Said Prine, pulling out a piece of paper in the first of his two acceptance speeches, “At the Grammys, I was up for something. We had speeches then and I still got ’em,” he quipped. The veteran singer-songwriter was accepting for the song “Summer’s End,” about the opiate crisis, and “The Tree of Forgiveness,” his return to making an album of original songs after a long layoff.

Carlile had been widely expected to win album, artist or song of the year last year, when “By the Way, I Forgive You” and its single “The Joke” were nominated. She was shut out before going on to win the Grammy for best Americana album, among other awards, months later. Americana Music Association voters weren’t about to repeat that this year, after her profile grew many times over. The org awarded her the top prize, artist of the year — the only category she was up for, since she spent the past year between recording projects.

At the Americana Honors, lifetime achievement awards are even greater in number than the competitive kudos. Previously announced awards went to Elvis Costello, Maria Muldaur, Giddens and Delbert McClinton. The show, webcast live by NPR.org, also handed out a lifetime trophy to Staples, which she’d previously won but been unable to accept in person.

Staples closed the show by leading the participants in a Staple Singers-style group-sing of the country-gospel standard “I’ll Fly Away.”

The Milk Carton Kids co-hosted for the second year and joined Mumford & Sons for a number.

The supergroup of the moment, the Highwomen, was represented by individual performances by Carlile and Amanda Shires.
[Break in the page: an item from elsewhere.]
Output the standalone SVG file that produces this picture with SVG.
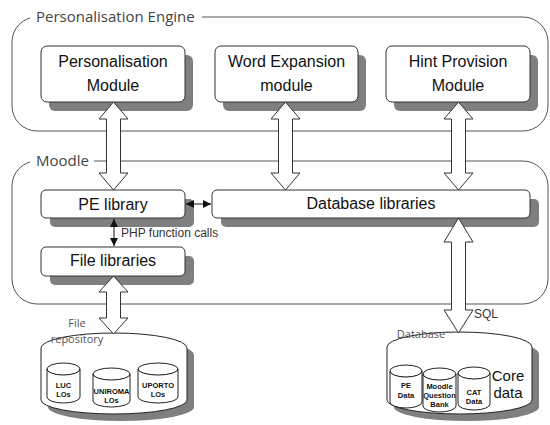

Milk Carton Kid Joey Ryan riffed on the attention the Highwomen have been getting by quipping, “It’s our pleasure to announce our all-new male supergroup called the Highmen,” leaving it up to the crowd how to spell that.
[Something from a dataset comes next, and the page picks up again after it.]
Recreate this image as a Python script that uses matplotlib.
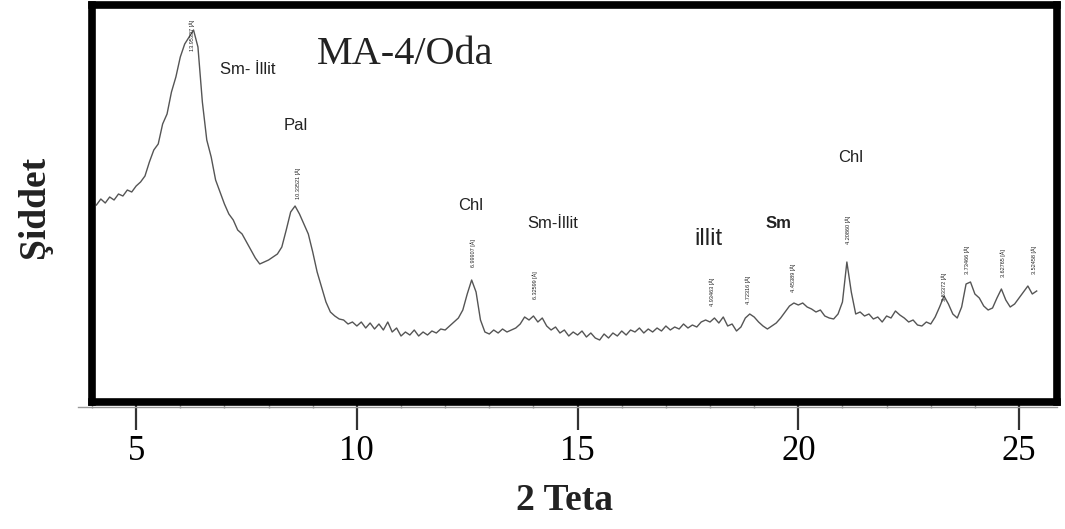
import matplotlib

matplotlib.use("Agg")
import matplotlib.pyplot as plt
from matplotlib.lines import Line2D
from matplotlib.ticker import MultipleLocator

# 2 teta tarama (adim 0.1) ve siddet (keyfi birim)
two_theta = [
    4.1, 4.2, 4.3, 4.4, 4.5, 4.6, 4.7, 4.8, 4.9, 5.0,
    5.1, 5.2, 5.3, 5.4, 5.5, 5.6, 5.7, 5.8, 5.9, 6.0,
    6.1, 6.2, 6.3, 6.4, 6.5, 6.6, 6.7, 6.8, 6.9, 7.0,
    7.1, 7.2, 7.3, 7.4, 7.5, 7.6, 7.7, 7.8, 7.9, 8.0,
    8.1, 8.2, 8.3, 8.4, 8.5, 8.6, 8.7, 8.8, 8.9, 9.0,
    9.1, 9.2, 9.3, 9.4, 9.5, 9.6, 9.7, 9.8, 9.9, 10.0,
    10.1, 10.2, 10.3, 10.4, 10.5, 10.6, 10.7, 10.8, 10.9, 11.0,
    11.1, 11.2, 11.3, 11.4, 11.5, 11.6, 11.7, 11.8, 11.9, 12.0,
    12.1, 12.2, 12.3, 12.4, 12.5, 12.6, 12.7, 12.8, 12.9, 13.0,
    13.1, 13.2, 13.3, 13.4, 13.5, 13.6, 13.7, 13.8, 13.9, 14.0,
    14.1, 14.2, 14.3, 14.4, 14.5, 14.6, 14.7, 14.8, 14.9, 15.0,
    15.1, 15.2, 15.3, 15.4, 15.5, 15.6, 15.7, 15.8, 15.9, 16.0,
    16.1, 16.2, 16.3, 16.4, 16.5, 16.6, 16.7, 16.8, 16.9, 17.0,
    17.1, 17.2, 17.3, 17.4, 17.5, 17.6, 17.7, 17.8, 17.9, 18.0,
    18.1, 18.2, 18.3, 18.4, 18.5, 18.6, 18.7, 18.8, 18.9, 19.0,
    19.1, 19.2, 19.3, 19.4, 19.5, 19.6, 19.7, 19.8, 19.9, 20.0,
    20.1, 20.2, 20.3, 20.4, 20.5, 20.6, 20.7, 20.8, 20.9, 21.0,
    21.1, 21.2, 21.3, 21.4, 21.5, 21.6, 21.7, 21.8, 21.9, 22.0,
    22.1, 22.2, 22.3, 22.4, 22.5, 22.6, 22.7, 22.8, 22.9, 23.0,
    23.1, 23.2, 23.3, 23.4, 23.5, 23.6, 23.7, 23.8, 23.9, 24.0,
    24.1, 24.2, 24.3, 24.4, 24.5, 24.6, 24.7, 24.8, 24.9, 25.0,
    25.1, 25.2, 25.3, 25.4,
]
intensity = [
    197, 203, 199, 205, 202, 208, 206, 212, 210, 216,
    220, 226, 240, 252, 258, 278, 288, 310, 325, 345,
    358, 365, 372, 355, 300, 262, 245, 222, 210, 198,
    188, 182, 172, 168, 160, 152, 144, 138, 140, 142,
    145, 148, 155, 172, 190, 196, 188, 178, 168, 150,
    130, 115, 100, 90, 86, 83, 82, 78, 80, 76,
    80, 74, 79, 73, 78, 72, 80, 70, 74, 66,
    70, 67, 72, 66, 70, 67, 71, 69, 73, 72,
    76, 80, 84, 92, 108, 122, 110, 82, 70, 68,
    72, 69, 73, 70, 72, 74, 78, 85, 82, 86,
    80, 84, 76, 72, 75, 69, 72, 66, 70, 67,
    71, 65, 69, 64, 62, 68, 64, 69, 66, 71,
    67, 72, 70, 74, 69, 73, 70, 74, 71, 76,
    72, 75, 73, 78, 74, 77, 75, 80, 82, 80,
    84, 79, 85, 76, 78, 71, 75, 84, 88, 85,
    80, 76, 73, 76, 79, 84, 90, 96, 99, 97,
    99, 95, 93, 90, 92, 86, 84, 83, 88, 100,
    140, 110, 88, 90, 86, 88, 83, 85, 80, 86,
    84, 91, 87, 84, 80, 82, 77, 76, 80, 78,
    85, 95, 106, 98, 88, 84, 95, 118, 120, 108,
    104, 96, 92, 94, 104, 113, 102, 95, 98, 104,
    110, 116, 108, 111,
]

# pik ustundeki d-degerleri
d_pos = [6.27, 8.67, 12.63, 14.03, 18.04, 18.86, 19.88, 21.12, 23.30, 23.82, 24.63, 25.34]
d_base = [351, 203, 135, 103, 96, 98, 110, 158, 101, 128, 125, 128]
d_text = [
    "13.95337 [Å]", "10.33521 [Å]", "6.99907 [Å]", "6.32599 [Å]",
    "4.93463 [Å]", "4.72316 [Å]", "4.45389 [Å]", "4.20860 [Å]",
    "3.83372 [Å]", "3.73466 [Å]", "3.62765 [Å]", "3.52458 [Å]",
]

# mineral adlari
min_text = ["Sm- İllit", "Pal", "Chl", "Sm-İllit", "illit", "Sm", "Chl"]
min_x = [6.9, 8.62, 12.58, 14.44, 17.97, 19.54, 21.19]
min_y = [333, 276, 196, 178, 163, 178, 245]
min_size = [12, 12, 12, 12, 17, 12, 12]
min_weight = ["normal", "normal", "normal", "normal", "normal", "bold", "normal"]
min_ha = ["left", "center", "center", "center", "center", "center", "center"]

x_ticks = [5, 10, 15, 20, 25]
SERIF = ["Liberation Serif", "DejaVu Serif"]
SANS = ["Liberation Sans", "DejaVu Sans"]


def main():
    fig = plt.figure(figsize=(10.65, 5.29), dpi=100)
    ax = fig.add_axes([92 / 1065, 1 - 402 / 529, 965 / 1065, 397 / 529])

    ax.plot(two_theta, intensity, color="#555555", lw=1.0)
    ax.set_xlim(4.0, 25.86)
    ax.set_ylim(0, 397)

    for s in ax.spines.values():
        s.set_linewidth(5.5)
        s.set_color("black")

    ax.set_yticks([])
    ax.set_xticks(x_ticks)
    ax.xaxis.set_minor_locator(MultipleLocator(1))
    ax.tick_params(axis="x", which="major", direction="out", length=20, width=1.6,
                   color="#333333", pad=4)
    ax.tick_params(axis="x", which="minor", direction="out", length=4, width=1.0,
                   color="#999999")
    for lab in ax.get_xticklabels():
        lab.set_fontfamily(SERIF)
        lab.set_fontsize(25)

    # ince gri eksen cizgisi (cercevenin hemen alti)
    ax.add_line(Line2D([-0.015, 1.0], [-0.013, -0.013], transform=ax.transAxes,
                       color="#999999", lw=1.0, clip_on=False))

    for x, y, t in zip(d_pos, d_base, d_text):
        ax.text(x, y, t, rotation=90, ha="center", va="bottom", fontsize=4,
                family=SANS, color="#222222")

    for t, x, y, sz, w, ha in zip(min_text, min_x, min_y, min_size, min_weight, min_ha):
        ax.text(x, y, t, ha=ha, va="center", fontsize=sz, fontweight=w,
                family=SANS, color="#222222")

    fig.text(405 / 1065, 1 - 55 / 529, "MA-4/Oda", ha="center", va="center",
             fontsize=29, family=SERIF, color="#222222")
    fig.text(565 / 1065, 1 - 500 / 529, "2 Teta", ha="center", va="center",
             fontsize=27, fontweight="bold", family=SERIF, color="#222222")
    fig.text(35 / 1065, 1 - 207 / 529, "Şiddet", ha="center", va="center",
             rotation=90, fontsize=27, fontweight="bold", family=SERIF, color="#222222")

    fig.savefig("out.png", dpi=100)


if __name__ == "__main__":
    main()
In accepting his lifetime achievement award, McClinton allowed that many in the audience would not have heard of him: “I’m from another time; I’m a refugee from the law of averages,” he said. The Texas blues-rocker noted that the FBI had come to his house after the assassination of John F. Kennedy because his name was in Jack Ruby’s notebook. “Every label I was on from ’74 to ’91 went out of business while I was on the label,” he pointed out, “sometimes when I had charting singles.” But now, he added, after his wife cleaned up his act, “the last 35 years have been the best years of my life. I’m sitting on top of the world, and like the man said, I did it my way.”

Giddens’ award was presented in conjunction with the National Museum of African American Music, opening near the Ryman next spring — which, as the Milk Carton Kids said, is the only development in downtown Nashville’s ongoing construction boom to not get irritated about.